**The exercise**
Return the lines below exactly, from the first line to the line that contains "2.055, 2.21, 2.39]". Leave out pictures.

....

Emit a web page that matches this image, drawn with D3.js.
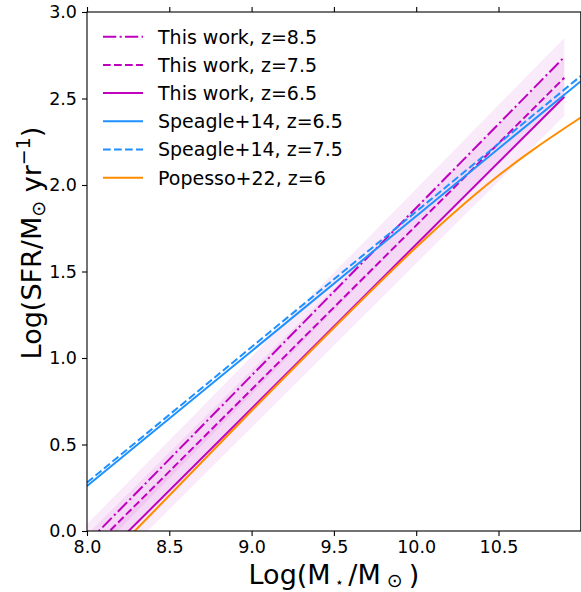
<html>
<head>
  <meta charset="utf-8" />
  <script src="https://cdnjs.cloudflare.com/ajax/libs/d3/7.8.5/d3.min.js"></script>
  <style>
    body { margin: 0; background: #fff; }
    text { font-family: "DejaVu Sans", sans-serif; fill: #000; }
    .tick > text { font-size: 17.5px; }
    .tick > line { stroke: #000; stroke-width: 1.1; }
    path.domain { stroke: none; }
  </style>
</head>
<body>
  <svg width="581" height="592"></svg>
  <script>
    // values
    var xTicks = [8.0, 8.5, 9.0, 9.5, 10.0, 10.5]
    var yTicks = [0.0, 0.5, 1.0, 1.5, 2.0, 2.5, 3.0]

    var workMass = [8.0, 10.9]
    var workZ85 = [-0.07, 2.74]
    var workZ75 = [-0.13, 2.62]
    var workZ65 = [-0.24, 2.51]
    var workScatter = 0.11

    var speagleMass = [8.0, 11.0]
    var speagleZ65 = [0.26, 2.60]
    var speagleZ75 = [0.28, 2.63]

    var popessoMass = [8.0, 8.29, 8.5, 9.0, 9.5, 10.0, 10.2, 10.36, 10.5, 10.72, 11.0]
    var popessoZ6 = [-0.285, 0.0, 0.205, 0.695, 1.175, 1.64, 1.815, 1.947, 2.055, 2.21, 2.39]

    var legendLabels = ["This work, z=8.5", "This work, z=7.5", "This work, z=6.5",
                        "Speagle+14, z=6.5", "Speagle+14, z=7.5", "Popesso+22, z=6"]

    var magenta = "#bf00bf", blue = "#1e90ff", orange = "#ff8c00"
    var dashed = "7.7,3.3", dashdot = "13.3,3.3,2.1,3.3"

    var svg = d3.select("svg")
    var box = {l: 87, r: 580.8, t: 12, b: 531}

    var xScale = d3.scaleLinear().domain([8, 11]).range([box.l, box.r])
    var yScale = d3.scaleLinear().domain([0, 3]).range([box.b, box.t])

    svg.append("clipPath").attr("id", "plotclip")
      .append("rect")
        .attr("x", box.l).attr("y", box.t)
        .attr("width", box.r - box.l).attr("height", box.b - box.t)

    var plot = svg.append("g").attr("clip-path", "url(#plotclip)")

    var pts = (xs, ys) => xs.map((x, i) => [x, ys[i]])
    var line = d3.line().x(d => xScale(d[0])).y(d => yScale(d[1]))
    var curve = d3.line().x(d => xScale(d[0])).y(d => yScale(d[1])).curve(d3.curveMonotoneX)
    var area = d3.area()
      .x(d => xScale(d[0]))
      .y0(d => yScale(d[1] - workScatter))
      .y1(d => yScale(d[1] + workScatter))

    // scatter bands of this work
    ;[workZ85, workZ75, workZ65].forEach(ys => {
      plot.append("path")
        .attr("d", area(pts(workMass, ys)))
        .style("fill", magenta)
        .style("fill-opacity", 0.08)
    })

    var series = [
      {data: pts(workMass, workZ85), color: magenta, dash: dashdot, gen: line},
      {data: pts(workMass, workZ75), color: magenta, dash: dashed, gen: line},
      {data: pts(workMass, workZ65), color: magenta, dash: null, gen: line},
      {data: pts(speagleMass, speagleZ65), color: blue, dash: null, gen: line},
      {data: pts(speagleMass, speagleZ75), color: blue, dash: dashed, gen: line},
      {data: pts(popessoMass, popessoZ6), color: orange, dash: null, gen: curve}
    ]

    series.forEach(s => {
      plot.append("path")
        .attr("d", s.gen(s.data))
        .style("fill", "none")
        .style("stroke", s.color)
        .style("stroke-width", 2)
        .style("stroke-dasharray", s.dash)
    })

    // axes
    var fmt = d3.format(".1f")
    svg.append("g").attr("transform", "translate(0," + box.b + ")")
      .call(d3.axisBottom(xScale).tickValues(xTicks).tickFormat(fmt).tickSize(5).tickPadding(5))
    svg.append("g").attr("transform", "translate(0," + box.t + ")")
      .call(d3.axisTop(xScale).tickValues(xTicks).tickFormat("").tickSize(5))
    svg.append("g").attr("transform", "translate(" + box.l + ",0)")
      .call(d3.axisLeft(yScale).tickValues(yTicks).tickFormat(fmt).tickSize(5).tickPadding(5))

    svg.append("rect")
      .attr("x", box.l).attr("y", box.t)
      .attr("width", box.r - box.l).attr("height", box.b - box.t)
      .style("fill", "none").style("stroke", "#000").style("stroke-width", 1.1)

    // axis labels
    var xl = svg.append("text")
      .attr("x", (box.l + box.r) / 2).attr("y", 584)
      .attr("text-anchor", "middle").style("font-size", "27px")
    xl.append("tspan").text("Log(M")
    xl.append("tspan").attr("dy", 3).style("font-size", "14px").text(" \u22c6 ")
    xl.append("tspan").attr("dy", -3).text("/M")
    xl.append("tspan").attr("dy", 3).style("font-size", "19px").text(" \u2299 ")
    xl.append("tspan").attr("dy", -3).text(")")

    var yl = svg.append("text")
      .attr("transform", "translate(41,243) rotate(-90)")
      .attr("text-anchor", "middle").style("font-size", "27px")
    yl.append("tspan").text("Log(SFR/M")
    yl.append("tspan").attr("dy", 4).style("font-size", "19px").text("\u2299")
    yl.append("tspan").attr("dy", -4).text(" yr")
    yl.append("tspan").attr("dy", -11).style("font-size", "19px").text("\u22121")
    yl.append("tspan").attr("dy", 11).text(")")

    // legend
    var legend = svg.append("g")
    series.forEach((s, i) => {
      var y = 36.7 + i * 28.2
      legend.append("line")
        .attr("x1", 103).attr("x2", 143).attr("y1", y).attr("y2", y)
        .style("stroke", s.color).style("stroke-width", 2)
        .style("stroke-dasharray", s.dash)
      legend.append("text")
        .attr("x", 158).attr("y", y).attr("dy", "0.36em")
        .style("font-size", "19px")
        .text(legendLabels[i])
    })
  </script>
</body>
</html>
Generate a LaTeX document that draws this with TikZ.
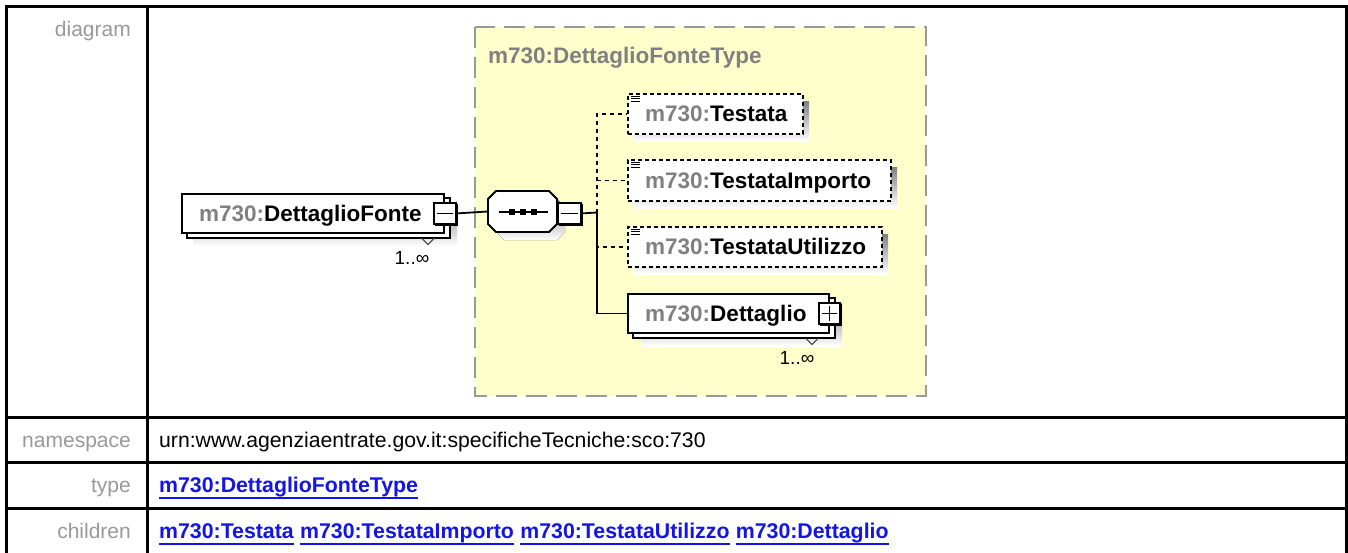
\documentclass[tikz,border=0pt]{standalone}
\usepackage{fontspec}
\setmainfont{Liberation Sans}
\definecolor{yelfill}{HTML}{FFFFCC}
\definecolor{yelline}{HTML}{999999}
\definecolor{shade}{HTML}{B0B0B0}
\definecolor{lblgray}{HTML}{999999}
\definecolor{pfxgray}{HTML}{808080}
\definecolor{lnkblue}{HTML}{1414E6}
\definecolor{mkgray}{HTML}{555555}
\newcommand{\fsz}[1]{\fontsize{#1}{#1}\selectfont}
\newcommand{\pfx}{\textcolor{pfxgray}{m730:}}
\begin{document}
\begin{tikzpicture}[x=1pt,y=-1pt,
 tbl/.style={line width=3pt,black},
 lbl/.style={anchor=base east,inner sep=0pt,text=lblgray,font=\fsz{21}},
 val/.style={anchor=base west,inner sep=0pt,font=\fsz{21.2}},
 lnk/.style={anchor=base west,inner sep=0pt,font=\fsz{21.3}\bfseries,text=lnkblue},
 ul/.style={lnkblue,line width=2pt},
 ebox/.style={fill=white,draw=black,line width=1.8pt,anchor=north west,inner sep=0pt},
 obox/.style={ebox,line width=1.6pt,dash pattern=on 4pt off 3pt},
 etext/.style={anchor=base west,inner sep=0pt,font=\fsz{22.5}\bfseries},
 conn/.style={line width=1.8pt,black},
 dconn/.style={line width=1.6pt,black,dash pattern=on 4pt off 4pt},
 mult/.style={inner sep=0pt,font=\fsz{19}},
 tglbox/.style={draw=black,fill=white,line width=1.8pt,anchor=north west,inner sep=0pt,minimum width=22pt,minimum height=21pt},
 mkline/.style={mkgray,line width=1.2pt},
]
\useasboundingbox (0,0) rectangle (1348,552);
\fill[white] (0,0) rectangle (1348,552);

% ---------- table ----------
\draw[tbl] (6,553) -- (6,6) -- (1346,6) -- (1346,553);
\draw[tbl] (147,6) -- (147,553);
\draw[tbl] (6,417) -- (1346,417);
\draw[tbl] (6,462) -- (1346,462);
\draw[tbl] (6,508) -- (1346,508);

\node[lbl] (ldiag) at (131,36) {diagram};
\node[lbl] (lns) at (131,447) {namespace};
\node[lbl] (ltype) at (131,492) {type};
\node[lbl] (lchild) at (131,538) {children};

\node[val] (vns) at (159,447) {urn:www.agenziaentrate.gov.it:specificheTecniche:sco:730};
\node[lnk] (vtype) at (159,492) {m730:DettaglioFonteType};
\node[lnk] (c1) at (159,538) {m730:Testata};
\node[lnk,xshift=6pt] (c2) at (c1.base east) {m730:TestataImporto};
\node[lnk,xshift=6pt] (c3) at (c2.base east) {m730:TestataUtilizzo};
\node[lnk,xshift=6pt] (c4) at (c3.base east) {m730:Dettaglio};
\foreach \n in {vtype,c1,c2,c3,c4}
  \draw[ul] ([yshift=-5.5pt]\n.base west) -- ([yshift=-5.5pt]\n.base east);

% ---------- diagram ----------
\draw[fill=yelfill,draw=yelline,line width=2.2pt,dash pattern=on 21pt off 9pt] (475,27) rectangle (926,396);
\node[etext,text=pfxgray] (ttl) at (488,63) {m730:DettaglioFonteType};

% DettaglioFonte element
\fill[shade] (193,203) rectangle (457,246);
\draw[fill=white,line width=1.8pt] (187,198) rectangle (450,238);
\node[ebox,minimum width=262pt,minimum height=39pt] (df) at (181,193) {};
\node[etext] (dft) at ([xshift=18pt,yshift=-8pt]df.west) {\pfx DettaglioFonte};
\fill (435,204) rectangle (458,226);
\node[tglbox] (dfm) at (433,202) {};
\draw[conn] ([xshift=4pt]dfm.west) -- ([xshift=-4pt]dfm.east);
\draw[mkline] (422,238.5) -- (428,244.5) -- (434,238.5);
\node[mult] (dfmult) at (412,258) {1..\char"221E};

% sequence compositor
\fill[shade] (504,199) -- (557,199) -- (565,207) -- (565,232) -- (557,240) -- (504,240) -- (496,232) -- (496,207) -- cycle;
\draw[fill=white,line width=1.8pt] (496,191) -- (549,191) -- (557,199) -- (557,224) -- (549,232) -- (496,232) -- (488,224) -- (488,199) -- cycle;
\node[inner sep=0pt,minimum width=69pt,minimum height=41pt] (seq) at (522.5,211.5) {};
\draw[conn] (499,212) -- (548,212);
\foreach \sx in {512,523,534} \fill (\sx-3,209) rectangle (\sx+3,215);
\fill (559,204) rectangle (583,226);
\node[tglbox,minimum width=23pt] (seqm) at (557,202) {};
\draw[conn] ([xshift=4pt]seqm.west) -- ([xshift=-4pt]seqm.east);

\draw[conn] (dfm.east) -- (seq.west);
\coordinate (bus) at (597,212.5);
\draw[conn] (seqm.east) -- (bus);

% children shadows and boxes
\fill[shade] (634,101) rectangle (809,141);
\node[obox,minimum width=175pt,minimum height=40pt] (te) at (627,93) {};
\fill[shade] (634,167) rectangle (897,208);
\node[obox,minimum width=263pt,minimum height=41pt] (ti) at (627,159) {};
\fill[shade] (634,234) rectangle (888,274);
\node[obox,minimum width=254pt,minimum height=40pt] (tu) at (627,226) {};
\fill[shade] (641,303) rectangle (842,346);
\draw[fill=white,line width=1.8pt] (633,298) rectangle (835,338);
\node[ebox,minimum width=201pt,minimum height=39pt] (dt) at (627,293) {};

% connectors to children
\draw[dconn] (bus) |- (te.west);
\draw[dconn] (bus) |- (ti.west);
\draw[dconn] (bus) |- (tu.west);
\draw[conn] (bus) |- (dt.west);

% texts
\node[etext] (tet) at ([xshift=18pt,yshift=-8pt]te.west) {\pfx Testata};
\node[etext] (tit) at ([xshift=18pt,yshift=-8pt]ti.west) {\pfx TestataImporto};
\node[etext] (tut) at ([xshift=18pt,yshift=-8pt]tu.west) {\pfx TestataUtilizzo};
\node[etext] (dtt) at ([xshift=18pt,yshift=-8pt]dt.west) {\pfx Dettaglio};

% simple-content icons
\foreach \b in {te,ti,tu} {
  \draw[line width=1pt] ([xshift=4pt,yshift=-3pt]\b.north west) -- ++(9,0);
  \draw[line width=1pt] ([xshift=4pt,yshift=-5.5pt]\b.north west) -- ++(9,0);
  \draw[line width=1pt] ([xshift=4pt,yshift=-8pt]\b.north west) -- ++(9,0);
}

% Dettaglio expand box and multiplicity
\fill (820,304) rectangle (842,326);
\node[tglbox,minimum width=21pt] (dtp) at (818,302) {};
\draw[conn] ([xshift=4pt]dtp.west) -- ([xshift=-4pt]dtp.east);
\draw[conn] ([yshift=-4pt]dtp.north) -- ([yshift=4pt]dtp.south);
\draw[mkline] (806,338.5) -- (812,344.5) -- (818,338.5);
\node[mult] (dtmult) at (797,358) {1..\char"221E};
\end{tikzpicture}
\end{document}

....

**Full solution**
Emit a web page that matches this image, drawn with D3.js.
<html>
<head>
  <meta charset="utf-8" />
  <script src="https://cdnjs.cloudflare.com/ajax/libs/d3/7.8.5/d3.min.js"></script>
  <style>
    body { margin: 0; background: #fff; }
    text { font-family: "DejaVu Sans", sans-serif; fill: #000; }
    .tick > text { font-size: 17.5px; }
    .tick > line { stroke: #000; stroke-width: 1.1; }
    path.domain { stroke: none; }
  </style>
</head>
<body>
  <svg width="581" height="592"></svg>
  <script>
    // values
    var xTicks = [8.0, 8.5, 9.0, 9.5, 10.0, 10.5]
    var yTicks = [0.0, 0.5, 1.0, 1.5, 2.0, 2.5, 3.0]

    var workMass = [8.0, 10.9]
    var workZ85 = [-0.07, 2.74]
    var workZ75 = [-0.13, 2.62]
    var workZ65 = [-0.24, 2.51]
    var workScatter = 0.11

    var speagleMass = [8.0, 11.0]
    var speagleZ65 = [0.26, 2.60]
    var speagleZ75 = [0.28, 2.63]

    var popessoMass = [8.0, 8.29, 8.5, 9.0, 9.5, 10.0, 10.2, 10.36, 10.5, 10.72, 11.0]
    var popessoZ6 = [-0.285, 0.0, 0.205, 0.695, 1.175, 1.64, 1.815, 1.947, 2.055, 2.21, 2.39]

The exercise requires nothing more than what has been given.